→ **REQUEST**: Return all of the data exactly as given.

→ **DATA**:
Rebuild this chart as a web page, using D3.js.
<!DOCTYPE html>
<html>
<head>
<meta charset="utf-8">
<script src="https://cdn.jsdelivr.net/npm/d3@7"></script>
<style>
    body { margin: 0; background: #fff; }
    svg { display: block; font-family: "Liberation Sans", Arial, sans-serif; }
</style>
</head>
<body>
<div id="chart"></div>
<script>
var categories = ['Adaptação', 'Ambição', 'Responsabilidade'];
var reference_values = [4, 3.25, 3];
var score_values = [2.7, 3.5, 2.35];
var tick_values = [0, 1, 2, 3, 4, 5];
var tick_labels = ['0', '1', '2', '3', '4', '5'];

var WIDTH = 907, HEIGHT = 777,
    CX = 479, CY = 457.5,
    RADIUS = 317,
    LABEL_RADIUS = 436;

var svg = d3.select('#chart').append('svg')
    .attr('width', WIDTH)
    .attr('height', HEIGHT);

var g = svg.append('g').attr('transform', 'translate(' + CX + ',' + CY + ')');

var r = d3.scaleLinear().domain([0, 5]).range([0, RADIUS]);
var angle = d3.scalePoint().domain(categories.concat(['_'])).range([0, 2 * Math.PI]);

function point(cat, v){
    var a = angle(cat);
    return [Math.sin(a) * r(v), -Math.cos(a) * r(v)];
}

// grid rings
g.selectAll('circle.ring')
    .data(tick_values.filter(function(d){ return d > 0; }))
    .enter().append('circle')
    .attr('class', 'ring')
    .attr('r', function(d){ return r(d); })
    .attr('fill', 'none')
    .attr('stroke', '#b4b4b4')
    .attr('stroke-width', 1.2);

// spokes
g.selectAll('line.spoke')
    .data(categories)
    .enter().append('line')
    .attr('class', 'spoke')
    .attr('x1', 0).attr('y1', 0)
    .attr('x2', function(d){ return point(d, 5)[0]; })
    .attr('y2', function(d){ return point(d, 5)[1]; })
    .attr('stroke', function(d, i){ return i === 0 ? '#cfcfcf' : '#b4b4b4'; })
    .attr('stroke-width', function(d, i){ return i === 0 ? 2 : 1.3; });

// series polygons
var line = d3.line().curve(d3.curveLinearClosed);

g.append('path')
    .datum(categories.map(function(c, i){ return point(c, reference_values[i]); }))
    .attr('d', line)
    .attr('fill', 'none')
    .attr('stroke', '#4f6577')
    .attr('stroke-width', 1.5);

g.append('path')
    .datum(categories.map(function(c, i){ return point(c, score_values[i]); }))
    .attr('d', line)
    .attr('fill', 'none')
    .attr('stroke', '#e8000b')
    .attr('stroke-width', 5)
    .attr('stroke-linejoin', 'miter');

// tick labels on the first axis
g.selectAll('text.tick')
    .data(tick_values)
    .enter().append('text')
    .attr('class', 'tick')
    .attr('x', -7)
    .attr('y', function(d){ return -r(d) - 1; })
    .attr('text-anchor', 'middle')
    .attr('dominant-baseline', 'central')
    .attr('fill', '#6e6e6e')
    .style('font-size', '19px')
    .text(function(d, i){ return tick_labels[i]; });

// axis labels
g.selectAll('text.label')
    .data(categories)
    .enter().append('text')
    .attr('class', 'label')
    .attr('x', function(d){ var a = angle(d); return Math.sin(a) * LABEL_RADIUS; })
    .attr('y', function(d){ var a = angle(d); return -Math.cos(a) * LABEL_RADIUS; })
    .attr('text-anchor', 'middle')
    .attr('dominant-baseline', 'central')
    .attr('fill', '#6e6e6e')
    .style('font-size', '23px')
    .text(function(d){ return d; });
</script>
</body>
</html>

→ **THE COMPLETED TASK**:
Rebuild this chart as a web page, using D3.js.
<!DOCTYPE html>
<html>
<head>
<meta charset="utf-8">
<script src="https://cdn.jsdelivr.net/npm/d3@7"></script>
<style>
    body { margin: 0; background: #fff; }
    svg { display: block; font-family: "Liberation Sans", Arial, sans-serif; }
</style>
</head>
<body>
<div id="chart"></div>
<script>
var categories = ['Adaptação', 'Ambição', 'Responsabilidade'];
var reference_values = [4, 3.25, 3];
var score_values = [2.7, 3.5, 2.35];
var tick_values = [0, 1, 2, 3, 4, 5];
var tick_labels = ['0', '1', '2', '3', '4', '5'];

var WIDTH = 907, HEIGHT = 777,
    CX = 479, CY = 457.5,
    RADIUS = 317,
    LABEL_RADIUS = 436;

var svg = d3.select('#chart').append('svg')
    .attr('width', WIDTH)
    .attr('height', HEIGHT);

var g = svg.append('g').attr('transform', 'translate(' + CX + ',' + CY + ')');

var r = d3.scaleLinear().domain([0, 5]).range([0, RADIUS]);
var angle = d3.scalePoint().domain(categories.concat(['_'])).range([0, 2 * Math.PI]);

function point(cat, v){
    var a = angle(cat);
    return [Math.sin(a) * r(v), -Math.cos(a) * r(v)];
}

// grid rings
g.selectAll('circle.ring')
    .data(tick_values.filter(function(d){ return d > 0; }))
    .enter().append('circle')
    .attr('class', 'ring')
    .attr('r', function(d){ return r(d); })
    .attr('fill', 'none')
    .attr('stroke', '#b4b4b4')
    .attr('stroke-width', 1.2);

// spokes
g.selectAll('line.spoke')
    .data(categories)
    .enter().append('line')
    .attr('class', 'spoke')
    .attr('x1', 0).attr('y1', 0)
    .attr('x2', function(d){ return point(d, 5)[0]; })
    .attr('y2', function(d){ return point(d, 5)[1]; })
    .attr('stroke', function(d, i){ return i === 0 ? '#cfcfcf' : '#b4b4b4'; })
    .attr('stroke-width', function(d, i){ return i === 0 ? 2 : 1.3; });

// series polygons
var line = d3.line().curve(d3.curveLinearClosed);

g.append('path')
    .datum(categories.map(function(c, i){ return point(c, reference_values[i]); }))
    .attr('d', line)
    .attr('fill', 'none')
    .attr('stroke', '#4f6577')
    .attr('stroke-width', 1.5);

g.append('path')
    .datum(categories.map(function(c, i){ return point(c, score_values[i]); }))
    .attr('d', line)
    .attr('fill', 'none')
    .attr('stroke', '#e8000b')
    .attr('stroke-width', 5)
    .attr('stroke-linejoin', 'miter');

// tick labels on the first axis
g.selectAll('text.tick')
    .data(tick_values)
    .enter().append('text')
    .attr('class', 'tick')
    .attr('x', -7)
    .attr('y', function(d){ return -r(d) - 1; })
    .attr('text-anchor', 'middle')
    .attr('dominant-baseline', 'central')
    .attr('fill', '#6e6e6e')
    .style('font-size', '19px')
    .text(function(d, i){ return tick_labels[i]; });

// axis labels
g.selectAll('text.label')
    .data(categories)
    .enter().append('text')
    .attr('class', 'label')
    .attr('x', function(d){ var a = angle(d); return Math.sin(a) * LABEL_RADIUS; })
    .attr('y', function(d){ var a = angle(d); return -Math.cos(a) * LABEL_RADIUS; })
    .attr('text-anchor', 'middle')
    .attr('dominant-baseline', 'central')
    .attr('fill', '#6e6e6e')
    .style('font-size', '23px')
    .text(function(d){ return d; });
</script>
</body>
</html>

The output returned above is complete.